### [DATA PROVIDED]
•••

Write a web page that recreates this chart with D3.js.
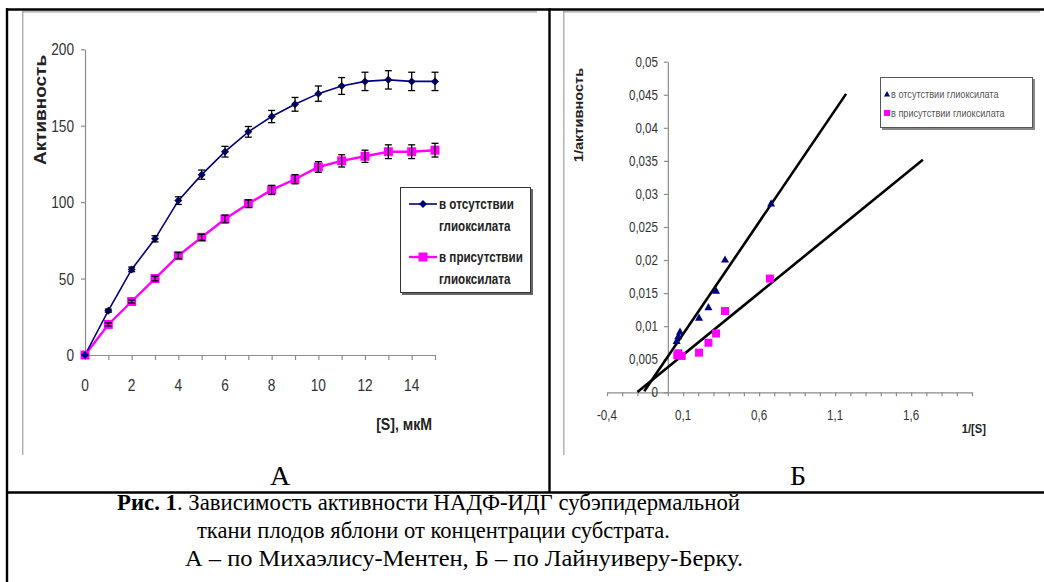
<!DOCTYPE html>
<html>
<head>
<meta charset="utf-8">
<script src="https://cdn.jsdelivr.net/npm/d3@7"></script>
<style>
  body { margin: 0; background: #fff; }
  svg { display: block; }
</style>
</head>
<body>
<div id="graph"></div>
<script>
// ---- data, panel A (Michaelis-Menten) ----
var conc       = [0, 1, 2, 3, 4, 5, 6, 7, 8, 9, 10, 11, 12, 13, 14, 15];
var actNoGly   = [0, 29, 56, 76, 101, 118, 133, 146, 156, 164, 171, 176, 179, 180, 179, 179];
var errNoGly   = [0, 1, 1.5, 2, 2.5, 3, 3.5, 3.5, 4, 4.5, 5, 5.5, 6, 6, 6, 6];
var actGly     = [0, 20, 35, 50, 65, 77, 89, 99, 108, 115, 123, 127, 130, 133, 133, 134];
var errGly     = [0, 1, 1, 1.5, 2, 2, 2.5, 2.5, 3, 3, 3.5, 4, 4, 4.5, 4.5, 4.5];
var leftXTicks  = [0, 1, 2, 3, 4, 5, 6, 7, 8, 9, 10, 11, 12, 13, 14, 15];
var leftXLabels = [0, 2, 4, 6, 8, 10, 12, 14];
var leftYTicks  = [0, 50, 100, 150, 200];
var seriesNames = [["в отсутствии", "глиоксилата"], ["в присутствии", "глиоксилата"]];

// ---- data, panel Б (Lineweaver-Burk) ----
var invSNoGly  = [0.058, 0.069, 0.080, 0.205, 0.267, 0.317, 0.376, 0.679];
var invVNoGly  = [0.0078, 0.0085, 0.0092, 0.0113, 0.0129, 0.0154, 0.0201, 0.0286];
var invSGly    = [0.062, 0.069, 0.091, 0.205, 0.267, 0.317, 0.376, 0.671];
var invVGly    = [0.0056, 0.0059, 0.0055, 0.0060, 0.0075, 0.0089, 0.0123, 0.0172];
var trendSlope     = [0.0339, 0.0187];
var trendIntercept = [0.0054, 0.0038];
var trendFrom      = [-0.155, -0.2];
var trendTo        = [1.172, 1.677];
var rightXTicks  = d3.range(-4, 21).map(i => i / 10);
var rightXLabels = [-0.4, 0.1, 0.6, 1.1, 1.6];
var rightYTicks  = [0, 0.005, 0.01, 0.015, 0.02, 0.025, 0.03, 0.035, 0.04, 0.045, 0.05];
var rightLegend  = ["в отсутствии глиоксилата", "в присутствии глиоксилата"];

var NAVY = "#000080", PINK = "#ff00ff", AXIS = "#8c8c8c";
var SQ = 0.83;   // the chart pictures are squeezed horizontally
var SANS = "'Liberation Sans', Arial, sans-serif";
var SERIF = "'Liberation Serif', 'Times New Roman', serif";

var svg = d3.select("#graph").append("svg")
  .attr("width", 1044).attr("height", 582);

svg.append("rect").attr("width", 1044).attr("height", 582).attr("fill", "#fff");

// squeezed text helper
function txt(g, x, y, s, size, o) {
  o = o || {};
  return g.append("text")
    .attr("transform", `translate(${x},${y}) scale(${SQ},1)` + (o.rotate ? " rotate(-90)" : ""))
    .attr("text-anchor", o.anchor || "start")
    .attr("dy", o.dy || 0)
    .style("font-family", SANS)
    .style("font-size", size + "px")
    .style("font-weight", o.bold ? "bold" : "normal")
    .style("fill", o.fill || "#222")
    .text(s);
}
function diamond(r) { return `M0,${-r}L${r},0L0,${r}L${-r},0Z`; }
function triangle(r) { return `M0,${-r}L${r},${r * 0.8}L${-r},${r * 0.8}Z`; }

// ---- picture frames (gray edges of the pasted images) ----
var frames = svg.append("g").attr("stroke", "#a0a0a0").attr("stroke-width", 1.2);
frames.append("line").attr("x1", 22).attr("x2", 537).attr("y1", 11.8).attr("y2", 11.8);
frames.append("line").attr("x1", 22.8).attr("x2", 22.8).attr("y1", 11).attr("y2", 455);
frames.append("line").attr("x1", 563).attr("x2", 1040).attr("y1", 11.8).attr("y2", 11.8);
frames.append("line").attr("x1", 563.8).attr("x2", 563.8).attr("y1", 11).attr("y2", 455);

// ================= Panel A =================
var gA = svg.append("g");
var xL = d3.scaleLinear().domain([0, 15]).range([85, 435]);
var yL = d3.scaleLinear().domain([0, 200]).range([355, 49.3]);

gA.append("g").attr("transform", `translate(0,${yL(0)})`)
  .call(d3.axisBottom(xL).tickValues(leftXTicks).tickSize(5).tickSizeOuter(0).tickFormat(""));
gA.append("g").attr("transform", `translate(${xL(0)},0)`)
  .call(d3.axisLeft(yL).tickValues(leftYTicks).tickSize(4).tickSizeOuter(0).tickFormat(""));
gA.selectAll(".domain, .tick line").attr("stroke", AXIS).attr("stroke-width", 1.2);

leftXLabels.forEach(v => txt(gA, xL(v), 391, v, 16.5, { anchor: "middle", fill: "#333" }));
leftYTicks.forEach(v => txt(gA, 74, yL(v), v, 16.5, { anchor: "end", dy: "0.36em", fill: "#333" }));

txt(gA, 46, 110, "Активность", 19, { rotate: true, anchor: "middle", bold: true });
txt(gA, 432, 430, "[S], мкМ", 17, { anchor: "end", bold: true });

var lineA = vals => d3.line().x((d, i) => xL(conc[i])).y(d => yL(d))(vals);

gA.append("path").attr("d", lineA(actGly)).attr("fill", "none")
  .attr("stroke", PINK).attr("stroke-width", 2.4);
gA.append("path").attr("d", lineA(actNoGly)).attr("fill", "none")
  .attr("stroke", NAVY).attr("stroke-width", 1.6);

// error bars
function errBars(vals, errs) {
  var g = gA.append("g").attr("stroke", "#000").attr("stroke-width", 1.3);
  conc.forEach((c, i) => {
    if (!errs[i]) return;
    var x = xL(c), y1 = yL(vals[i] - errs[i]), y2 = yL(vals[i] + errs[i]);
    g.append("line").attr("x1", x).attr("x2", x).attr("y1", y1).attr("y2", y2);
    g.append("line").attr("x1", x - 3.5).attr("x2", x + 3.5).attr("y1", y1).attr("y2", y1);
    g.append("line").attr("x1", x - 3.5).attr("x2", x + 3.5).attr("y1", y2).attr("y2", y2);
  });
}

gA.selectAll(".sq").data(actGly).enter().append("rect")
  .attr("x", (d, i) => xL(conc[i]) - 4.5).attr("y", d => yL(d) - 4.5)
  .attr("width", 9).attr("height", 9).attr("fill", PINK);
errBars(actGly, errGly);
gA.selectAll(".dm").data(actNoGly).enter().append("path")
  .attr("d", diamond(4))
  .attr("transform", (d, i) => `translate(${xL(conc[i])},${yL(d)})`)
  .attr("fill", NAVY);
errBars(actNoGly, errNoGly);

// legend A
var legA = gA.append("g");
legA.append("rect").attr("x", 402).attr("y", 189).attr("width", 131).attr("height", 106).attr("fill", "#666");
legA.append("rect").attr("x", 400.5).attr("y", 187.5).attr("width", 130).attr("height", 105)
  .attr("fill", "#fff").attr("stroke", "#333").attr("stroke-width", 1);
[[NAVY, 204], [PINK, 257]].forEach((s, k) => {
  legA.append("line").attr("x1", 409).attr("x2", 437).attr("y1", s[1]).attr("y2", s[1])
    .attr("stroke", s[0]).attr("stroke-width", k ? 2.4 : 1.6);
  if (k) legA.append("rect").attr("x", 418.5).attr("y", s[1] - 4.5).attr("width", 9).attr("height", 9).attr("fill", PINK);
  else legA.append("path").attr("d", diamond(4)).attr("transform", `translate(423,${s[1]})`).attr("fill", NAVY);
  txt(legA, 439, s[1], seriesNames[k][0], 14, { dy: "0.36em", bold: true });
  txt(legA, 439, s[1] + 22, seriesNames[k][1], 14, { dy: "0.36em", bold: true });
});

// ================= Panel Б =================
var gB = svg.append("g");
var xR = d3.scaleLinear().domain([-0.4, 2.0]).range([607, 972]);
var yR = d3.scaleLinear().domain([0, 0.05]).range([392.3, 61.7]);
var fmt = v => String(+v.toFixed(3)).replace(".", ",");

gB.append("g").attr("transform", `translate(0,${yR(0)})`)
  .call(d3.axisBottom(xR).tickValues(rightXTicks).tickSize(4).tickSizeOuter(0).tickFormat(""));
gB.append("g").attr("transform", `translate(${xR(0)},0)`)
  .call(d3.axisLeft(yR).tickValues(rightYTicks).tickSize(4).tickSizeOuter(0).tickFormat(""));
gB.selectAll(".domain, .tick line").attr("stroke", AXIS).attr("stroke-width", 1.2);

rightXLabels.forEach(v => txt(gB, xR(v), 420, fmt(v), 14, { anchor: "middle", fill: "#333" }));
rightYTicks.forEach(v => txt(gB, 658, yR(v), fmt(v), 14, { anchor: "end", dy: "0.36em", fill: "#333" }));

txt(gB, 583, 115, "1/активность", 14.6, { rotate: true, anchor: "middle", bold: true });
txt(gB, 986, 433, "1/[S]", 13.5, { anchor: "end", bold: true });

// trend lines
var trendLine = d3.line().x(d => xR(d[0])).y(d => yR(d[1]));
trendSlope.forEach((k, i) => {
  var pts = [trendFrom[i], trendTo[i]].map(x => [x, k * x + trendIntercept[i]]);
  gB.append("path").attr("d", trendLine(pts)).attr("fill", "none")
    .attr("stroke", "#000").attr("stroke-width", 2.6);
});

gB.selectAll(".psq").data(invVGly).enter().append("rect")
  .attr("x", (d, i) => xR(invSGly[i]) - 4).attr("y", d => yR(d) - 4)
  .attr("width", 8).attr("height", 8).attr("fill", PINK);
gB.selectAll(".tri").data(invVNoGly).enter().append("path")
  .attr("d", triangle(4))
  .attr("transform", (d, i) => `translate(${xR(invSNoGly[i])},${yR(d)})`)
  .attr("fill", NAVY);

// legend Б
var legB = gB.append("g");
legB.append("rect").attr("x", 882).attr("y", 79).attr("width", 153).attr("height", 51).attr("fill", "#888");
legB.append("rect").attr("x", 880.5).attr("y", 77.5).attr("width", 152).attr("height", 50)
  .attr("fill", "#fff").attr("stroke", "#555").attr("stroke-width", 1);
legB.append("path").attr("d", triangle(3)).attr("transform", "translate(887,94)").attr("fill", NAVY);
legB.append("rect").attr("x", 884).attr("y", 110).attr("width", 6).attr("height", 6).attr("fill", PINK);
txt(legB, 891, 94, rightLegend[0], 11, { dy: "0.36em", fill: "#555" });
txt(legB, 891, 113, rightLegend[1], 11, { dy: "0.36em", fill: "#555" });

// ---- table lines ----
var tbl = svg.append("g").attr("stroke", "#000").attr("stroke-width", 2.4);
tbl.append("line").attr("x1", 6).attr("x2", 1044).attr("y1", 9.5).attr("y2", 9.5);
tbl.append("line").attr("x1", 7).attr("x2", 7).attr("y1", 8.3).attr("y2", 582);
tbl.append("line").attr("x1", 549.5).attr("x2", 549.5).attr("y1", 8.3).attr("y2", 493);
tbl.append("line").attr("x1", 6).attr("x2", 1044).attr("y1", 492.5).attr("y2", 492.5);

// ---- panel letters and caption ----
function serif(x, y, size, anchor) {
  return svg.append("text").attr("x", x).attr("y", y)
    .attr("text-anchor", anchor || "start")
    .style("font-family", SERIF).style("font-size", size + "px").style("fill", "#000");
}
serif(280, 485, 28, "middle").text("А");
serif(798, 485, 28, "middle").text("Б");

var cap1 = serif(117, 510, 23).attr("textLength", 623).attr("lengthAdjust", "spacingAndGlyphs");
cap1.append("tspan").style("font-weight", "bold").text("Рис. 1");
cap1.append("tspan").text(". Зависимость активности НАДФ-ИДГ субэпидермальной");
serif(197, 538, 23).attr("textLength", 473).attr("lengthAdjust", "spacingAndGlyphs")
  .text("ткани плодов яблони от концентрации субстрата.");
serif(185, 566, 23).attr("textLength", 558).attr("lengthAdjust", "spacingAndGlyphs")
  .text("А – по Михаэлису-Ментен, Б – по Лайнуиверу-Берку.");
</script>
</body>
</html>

•••

### [EXERCISE BRIEF]
Copy out each line of the data where the string "chart" appears.

### [WRITTEN RESPONSE]
Write a web page that recreates this chart with D3.js.
var SQ = 0.83;   // the chart pictures are squeezed horizontally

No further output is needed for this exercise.